Lost seventh‑century English poem found in Rome library, exposing cataloguing gaps
In a development that simultaneously celebrates a rare literary find and underscores a century‑long failure of library cataloguing, scholars from Trinity College Dublin announced the recovery of a previously unknown twelfth‑century manuscript containing the seventh‑century Old English composition known as Caedmon’s Hymn, the earliest surviving poem in the English language, within the holdings of the National Central Library of Rome.
The manuscript, a codex whose provenance traces back to a Northumbrian cattle‑herder poet, had apparently languished unnoticed amid the vast collections of the Roman institution, a circumstance that raises questions about the efficacy of the library’s inventory practices, especially given the manuscript’s linguistic and historical significance that should, in theory, have prompted earlier scholarly attention.

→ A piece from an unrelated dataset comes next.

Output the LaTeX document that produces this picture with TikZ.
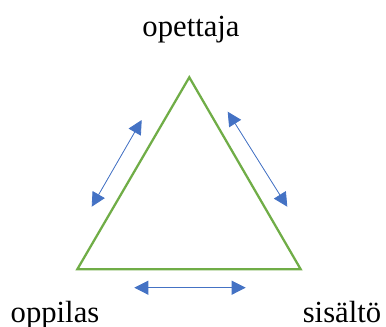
\documentclass[tikz,border=0pt]{standalone}
\usepackage{fontspec}
\setmainfont{Liberation Serif}
\usepackage{tikz}
\usetikzlibrary{arrows.meta,positioning}
\definecolor{sidegreen}{RGB}{112,173,71}
\definecolor{arrowblue}{RGB}{68,114,196}
\tikzset{
  side/.style={draw=sidegreen, line width=1.7pt, line join=miter},
  relation/.style={
    {Triangle[length=10.5pt,width=10.5pt]}-{Triangle[length=10.5pt,width=10.5pt]},
    draw=arrowblue, fill=arrowblue, line width=0.6pt
  },
  rolelabel/.style={font=\fontsize{23}{28}\selectfont, anchor=base, inner sep=0pt}
}
\begin{document}
\begin{tikzpicture}[x=0.75pt,y=-0.75pt]
  \useasboundingbox (0,0) rectangle (386,327);

  % corners of the triangle
  \coordinate (top) at (189.3,77.3);
  \coordinate (left) at (77.3,269.3);
  \coordinate (right) at (300.7,269.3);
  \draw[side] (top) -- (left) -- (right) -- cycle;

  % labels
  \node[rolelabel] (teacher) at (191,37) {opettaja};
  \node[rolelabel] (pupil) at (55,322.5) {oppilas};
  \node[rolelabel] (content) at (342,322.5) {sisältö};

  % ends of the arrows
  \coordinate (la) at (141.7,120);
  \coordinate (lb) at (91.7,206.7);
  \coordinate (ra) at (227.7,111.7);
  \coordinate (rb) at (287.3,206.7);
  \coordinate (ba) at (134.3,287.7);
  \coordinate (bb) at (245.7,287.7);

  \draw[relation] (la) -- (lb);
  \draw[relation] (ra) -- (rb);
  \draw[relation] (ba) -- (bb);
\end{tikzpicture}
\end{document}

The Dublin team, upon learning of the codex’s existence through a routine examination of the library’s uncatalogued medieval folios, promptly secured photographic documentation, arranged for conservation assessment, and prepared a scholarly edition, thereby illustrating how proactive academic inquiry can compensate for institutional inertia that allowed such a pivotal text to remain invisible for more than a millennium.
Yet the very fact that a work of such foundational importance to the English literary canon could be concealed within a major European repository without detection until 2026 suggests a predictable shortfall in cross‑border archival collaboration, a shortfall that is further accentuated by the absence of a unified catalogue for medieval English manuscripts across national libraries.
Consequently, the discovery not only enriches the corpus of early English literature but also serves as an inadvertent indictment of the systemic gaps that persist in the stewardship of cultural heritage, prompting a reassessment of both cataloguing priorities and the mechanisms by which scholarly institutions are informed of hidden treasures within public collections.